Wednesday, March 24, 2021

Cinderford, Gloucestershire

Writing the Forest, 1

The Forest of Dean, Gloucestershire’s least known part, is perhaps also the least easy to know. It is long stretches of achingly beautiful woodland – a rich mix, with notable stands of oaks and hollies, to name two of my favourite species; it is also sites of abandoned industry, from Roman ironworking to 20th-century coal-mining. It is mostly rural – even the mining was rural – but there are towns too. If the countryside is visually gorgeous, towns like Cinderford and Coleford are apparently unprepossessing, the kind of places any guidebook with gloss over, or simply pass by. Tourists are directed to the rural Dean Heritage Centre to learn about the area’s history and for refreshments too – and in normal times they’ll be nurtured well there, in both ways. The comedian Mark Steel, arriving in the Forest, asked the whereabouts of the local bookshop, usually a good place to find out more about an area that’s new to you. ‘Bookshop?’ they said. ‘You’ll have to go to Monmouth for a bookshop.’ And Monmouth is in Wales.

But there is always a but, isn’t there? There’s much of interest in these places: medieval and Victorian churches; nonconformist chapels, some repurposed, some still in devoted and devotional use; a town hall or two; other incidental pleasures. Foresters are proud of their history, and some, at least, are proud of their buildings. And of those who’ve written in and about the Forest, which is where the mural in my photograph comes in.

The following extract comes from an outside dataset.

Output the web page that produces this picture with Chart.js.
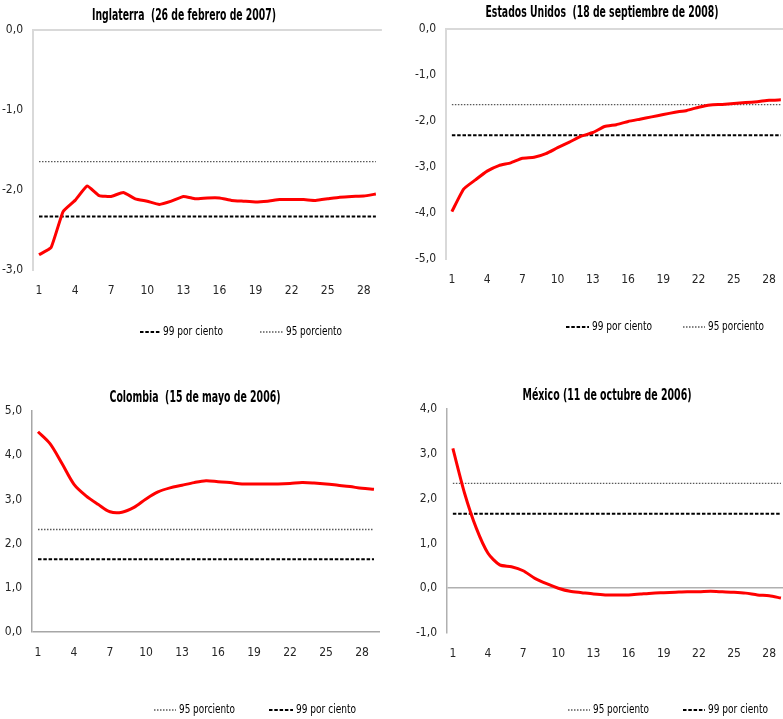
<!DOCTYPE html>
<html>
<head>
<meta charset="utf-8">
<script src="https://cdn.jsdelivr.net/npm/chart.js@4.4.1/dist/chart.umd.min.js"></script>
<style>
body{margin:0;background:#fff;width:783px;height:719px;overflow:hidden;position:relative}
.panel{position:absolute;overflow:hidden}
</style>
</head>
<body>
<div class="panel" style="left:0;top:0;width:390px;height:350px"><canvas id="g1" width="390" height="350"></canvas></div>
<div class="panel" style="left:390px;top:0;width:393px;height:350px"><canvas id="g2" width="405" height="350"></canvas></div>
<div class="panel" style="left:0;top:380px;width:390px;height:339px"><canvas id="g3" width="390" height="339"></canvas></div>
<div class="panel" style="left:390px;top:380px;width:393px;height:339px"><canvas id="g4" width="405" height="339"></canvas></div>
<script>
// periodos (eje x)
const periodos = ['1','2','3','4','5','6','7','8','9','10','11','12','13','14','15','16','17','18','19','20','21','22','23','24','25','26','27','28','29'];

const titulos = [
  'Inglaterra  (26 de febrero de 2007)',
  'Estados Unidos  (18 de septiembre de 2008)',
  'Colombia  (15 de mayo de 2006)',
  'México (11 de octubre de 2006)'
];

const inglaterra = [-2.81,-2.72,-2.27,-2.13,-1.95,-2.07,-2.08,-2.03,-2.11,-2.14,-2.18,-2.14,-2.08,-2.11,-2.10,-2.10,-2.13,-2.14,-2.15,-2.14,-2.12,-2.12,-2.12,-2.13,-2.11,-2.09,-2.08,-2.075,-2.05];
const estadosUnidos = [-3.97,-3.48,-3.28,-3.09,-2.97,-2.91,-2.81,-2.79,-2.71,-2.58,-2.46,-2.33,-2.25,-2.12,-2.08,-2.01,-1.96,-1.91,-1.86,-1.81,-1.77,-1.70,-1.65,-1.64,-1.62,-1.60,-1.58,-1.55,-1.54];
const colombia = [4.53,4.26,3.81,3.34,3.08,2.89,2.72,2.71,2.82,3.01,3.17,3.26,3.32,3.38,3.42,3.40,3.38,3.35,3.35,3.35,3.35,3.36,3.38,3.37,3.35,3.32,3.29,3.25,3.23];
const mexico = [3.12,2.12,1.34,0.78,0.52,0.48,0.39,0.22,0.10,0.0,-0.07,-0.10,-0.13,-0.15,-0.15,-0.15,-0.13,-0.11,-0.10,-0.09,-0.08,-0.08,-0.07,-0.08,-0.09,-0.11,-0.15,-0.17,-0.22];

// valores criticos [95, 99]
const umbralInglaterra = [-1.645, -2.33];
const umbralEEUU = [-1.645, -2.31];
const umbralColombia = [2.32, 1.645];
const umbralMexico = [2.34, 1.66];

// rangos del eje y
const rangoY = [[-3,0],[-5,0],[0,5],[-1,4]];

const fuente = '"DejaVu Sans Condensed", "Liberation Sans Narrow", "Liberation Sans", sans-serif';

const rotulos = {
  id: 'rotulos',
  afterDraw(chart, args, o) {
    const ctx = chart.ctx;
    ctx.save();
    ctx.fillStyle = '#000';
    ctx.textBaseline = 'middle';
    ctx.textAlign = 'center';
    ctx.font = 'bold 15px ' + fuente;
    ctx.fillText(o.titulo, o.tx, o.ty, o.tw);
    ctx.font = '13px ' + fuente;
    ctx.textAlign = 'left';
    o.items.forEach(function(it){
      const ds = chart.data.datasets[it.ds];
      ctx.strokeStyle = ds.borderColor;
      ctx.lineWidth = ds.borderWidth;
      ctx.setLineDash(ds.borderDash || []);
      ctx.beginPath();
      ctx.moveTo(it.x, o.ly);
      ctx.lineTo(it.x + it.w, o.ly);
      ctx.stroke();
      ctx.setLineDash([]);
      ctx.fillStyle = '#000';
      ctx.fillText(ds.label, it.x + it.w + 3, o.ly, ds.label.length > 12 ? 60 : 56);
    });
    ctx.restore();
  }
};

function linea(valor){
  return [{x: periodos[0], y: valor}, {x: periodos[periodos.length-1], y: valor}];
}

function panel(id, serie, umbral, rango, area, suave, eje, rot){
  const cv = document.getElementById(id);
  const W = cv.width, H = cv.height;
  new Chart(cv, {
    type: 'line',
    data: {
      labels: periodos,
      datasets: [{
        label: 'serie',
        data: serie,
        borderColor: '#ff0000',
        borderWidth: 3,
        pointRadius: 0,
        tension: suave
      },{
        label: '95 porciento',
        data: linea(umbral[0]),
        borderColor: '#595959',
        borderWidth: 1.4,
        borderDash: [1.5, 1.5],
        pointRadius: 0
      },{
        label: '99 por ciento',
        data: linea(umbral[1]),
        borderColor: '#000',
        borderWidth: 2,
        borderDash: [3.5, 1.8],
        pointRadius: 0
      }]
    },
    options: {
      responsive: false,
      animation: false,
      layout: {padding: {left: 0, top: area.t, right: W - area.r, bottom: 0}},
      plugins: {
        legend: {display: false},
        tooltip: {enabled: false},
        rotulos: rot
      },
      scales: {
        x: {
          offset: true,
          grid: {display: false, drawTicks: false},
          border: {display: false},
          ticks: {
            autoSkip: false, maxRotation: 0, padding: 14,
            color: '#262626', font: {family: fuente, size: 12},
            callback: function(v, i){ return i % 3 === 0 ? periodos[i] : ''; }
          },
          afterFit: function(s){ s.height = H - area.b; }
        },
        y: {
          min: rango[0], max: rango[1],
          grid: {
            drawTicks: false, lineWidth: eje.w,
            color: function(c){ return c.tick && c.tick.value === 0 ? eje.c : 'rgba(0,0,0,0)'; }
          },
          border: {display: true, color: eje.c, width: eje.w},
          ticks: {
            stepSize: 1, padding: 10, color: '#262626',
            font: {family: fuente, size: 12},
            callback: function(v){ return v.toFixed(1).replace('.', ','); }
          },
          afterFit: function(s){ s.width = area.l; }
        }
      }
    },
    plugins: [rotulos]
  });
}

panel('g1', inglaterra, umbralInglaterra, rangoY[0], {l:33, r:382, t:30, b:270}, 0.12, {c:'#d9d9d9', w:2},
  {titulo: titulos[0], tx: 184, ty: 16, tw: 184, ly: 332, items: [{ds:2, x:140, w:20}, {ds:1, x:260, w:23}]});
panel('g2', estadosUnidos, umbralEEUU, rangoY[1], {l:56, r:397, t:29, b:259}, 0.15, {c:'#d9d9d9', w:2},
  {titulo: titulos[1], tx: 212, ty: 13, tw: 233, ly: 327, items: [{ds:2, x:176, w:23}, {ds:1, x:293, w:22}]});
panel('g3', colombia, umbralColombia, rangoY[2], {l:32, r:380, t:31, b:252}, 0.3, {c:'#a6a6a6', w:1.5},
  {titulo: titulos[2], tx: 195, ty: 18, tw: 171, ly: 330, items: [{ds:1, x:154, w:22}, {ds:2, x:269, w:24}]});
panel('g4', mexico, umbralMexico, rangoY[3], {l:57, r:401, t:29, b:253}, 0.25, {c:'#b0b0b0', w:1.5},
  {titulo: titulos[3], tx: 217, ty: 16, tw: 169, ly: 330, items: [{ds:1, x:178, w:22}, {ds:2, x:293, w:22}]});
</script>
</body>
</html>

In 2018, an organisation called Reading the Forest commissioned two murals – this one in Cinderford and another in Coleford – from the artist Tom Cousins. Each mural bears portraits of three Forest writers. The idea of the murals was both to celebrate the local literary heritage and to encourage and inspire local young people who might have an interest in writing themselves. The three writers in the Cinderford mural, the first to be painted, all lived in the town, and all their work features the Forest in one way or another. The poet Leonard Clark (1905–81) worked as a teacher and then an inspector of schools. He wrote prolifically, and a lot of his poetry was written especially for young readers; he also edited collections of poetry for children. Quite a lot of his poetry reflects on the life of the Forest and its people, and the area also plays a key part in his autobiography. Winifred Foley (1919–2009) came to fame when her stories of her youth in the Forest were broadcast in BBC Radio’s programme, Women’s Hour. Her stories, collected in such books as A Child in the Forest and In and Out of the Forest vividly recount her young life as the daughter of a miner (who was killed in a mining accident) and her time ‘in service’, performing the expected domestic drudgery for families in London, Gloucestershire and Wales. These books still find readers and are still fresh, decades after they were published. Jack Beddington (1901–86) focused his work single-mindedly on Forest life, to the extent of writing most of it in Forest dialect. Living in Cinderford for nearly all his life, he knew the place inside out (he wrote for the local newspaper for years). If the popularity of his stories and anecdotes was limited mainly to the local area, his plays reached a wider audience, as did his radio appearances.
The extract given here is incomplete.